Definitely wouldn’t want it pre-approved for other than the specific key that issued the challenge request. It’d more be for the purpose of being able to split the path - I’d still want to validate for the full a.b.c.d name - but the idea being that the validation domain hierarchy could be distinct from the actual service domain hierarchy.

In any case, in the circumstance that led to this thread - it was solely a short term diagnostic problem - the vast majority of the time it does work smoothly and my client validation requests only take 30-40 seconds to stabilize before I submit the go-ahead to validate. (It works well enough that I’ve hit up against the issuance limits on a number of occasions.)

In case you’re interested, I’m using this for an internal lab environment for a large group of developers/testers/etc. where they need to be able to test with a variety of clients (such that using an internal CA is mostly impractical), but the devices/servers themselves are not available on the internet.
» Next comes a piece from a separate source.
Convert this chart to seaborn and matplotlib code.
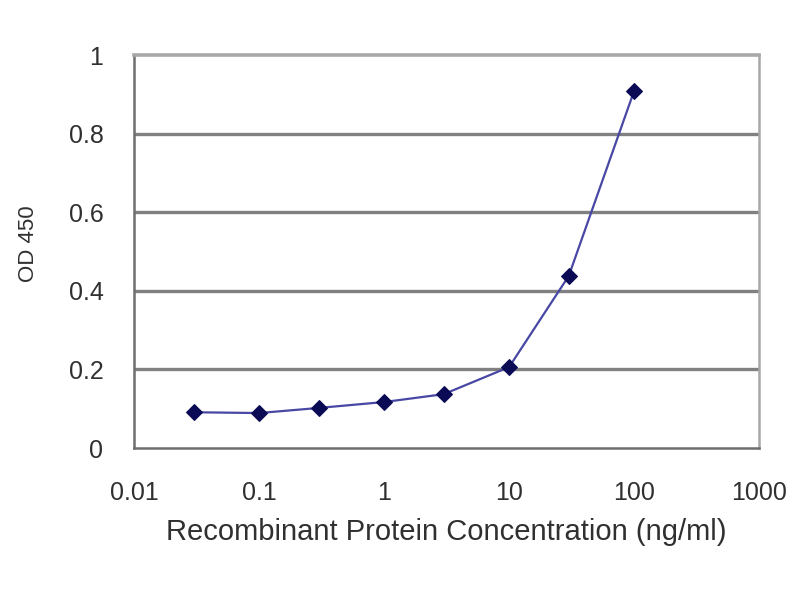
import matplotlib
matplotlib.use("Agg")
import matplotlib.pyplot as plt
import seaborn as sns
import pandas as pd

concentration = [0.03, 0.1, 0.3, 1, 3, 10, 30, 100]
od450 = [0.091, 0.089, 0.102, 0.117, 0.137, 0.206, 0.438, 0.909]
x_ticks = [0.01, 0.1, 1, 10, 100, 1000]
x_tick_labels = ["0.01", "0.1", "1", "10", "100", "1000"]
y_ticks = [0, 0.2, 0.4, 0.6, 0.8, 1]
y_tick_labels = ["0", "0.2", "0.4", "0.6", "0.8", "1"]

df = pd.DataFrame({"conc": concentration, "od": od450})

sns.set_style("white")
plt.rcParams["font.family"] = ["Liberation Sans", "DejaVu Sans"]
FONT = ["Liberation Sans", "DejaVu Sans"]

fig = plt.figure(figsize=(8, 6), dpi=100)
ax = fig.add_axes([0.1675, 0.2533, 0.7815, 0.655])

sns.lineplot(data=df, x="conc", y="od", ax=ax, color="#4848a4", linewidth=1.6,
             marker="D", markersize=8.5, markerfacecolor="#0a0a55",
             markeredgecolor="#0a0a55", zorder=3)

ax.set_xscale("log")
ax.set_xlim(0.01, 1000)
ax.set_ylim(0, 1)
ax.set_xticks(x_ticks)
ax.set_xticklabels(x_tick_labels, family=FONT)
ax.set_yticks(y_ticks)
ax.set_yticklabels(y_tick_labels, family=FONT)
ax.minorticks_off()

for y in y_ticks[1:-1]:
    ax.axhline(y, color="#808080", linewidth=2.4, zorder=1)

for s in ax.spines.values():
    s.set_color("#6e6e6e")
    s.set_linewidth(1.8)
ax.spines["top"].set_color("#a8a8a8")
ax.spines["top"].set_linewidth(2.6)
ax.spines["right"].set_color("#a8a8a8")

ax.tick_params(axis="x", direction="in", length=4, color="#707070", width=1.5,
               labelsize=18, labelcolor="#303030", pad=24)
ax.tick_params(axis="y", length=0, labelsize=18, labelcolor="#303030", pad=22)

ax.set_xlabel("Recombinant Protein Concentration (ng/ml)", fontsize=21,
              color="#303030", labelpad=9, family=FONT)
ax.set_ylabel("OD 450", fontsize=16, color="#303030", family=FONT)
ax.yaxis.set_label_coords(-0.152, 0.52)

fig.savefig("out.png", dpi=100)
I have them submit the signing requests through an internal management portal that validates ownership/control of the name by internal rules, and then submits the LE signing request on their behalf using DNS validation. Only real downside is the nature of the usage (lots of individual devices/VMs) - it doesn’t lend itself to batching up the certs/using SANs, so I tend to hit up against the issuance limits if we’ve cycled through a bunch of test machine names too quickly. (Names tend to include product version numbers.)

I’m not familiar with option B you mention on ‘pre flights checks’. Got a reference? Or are you just referring to using the staging servers?

hi @nneul

that makes much more sense

What client are you using?

I can share some of the work (alpha) i am doing around other projects (pre-flights)

Andrei

My scripts are currently built around dehydrated.

This topic was automatically closed 30 days after the last reply. New replies are no longer allowed.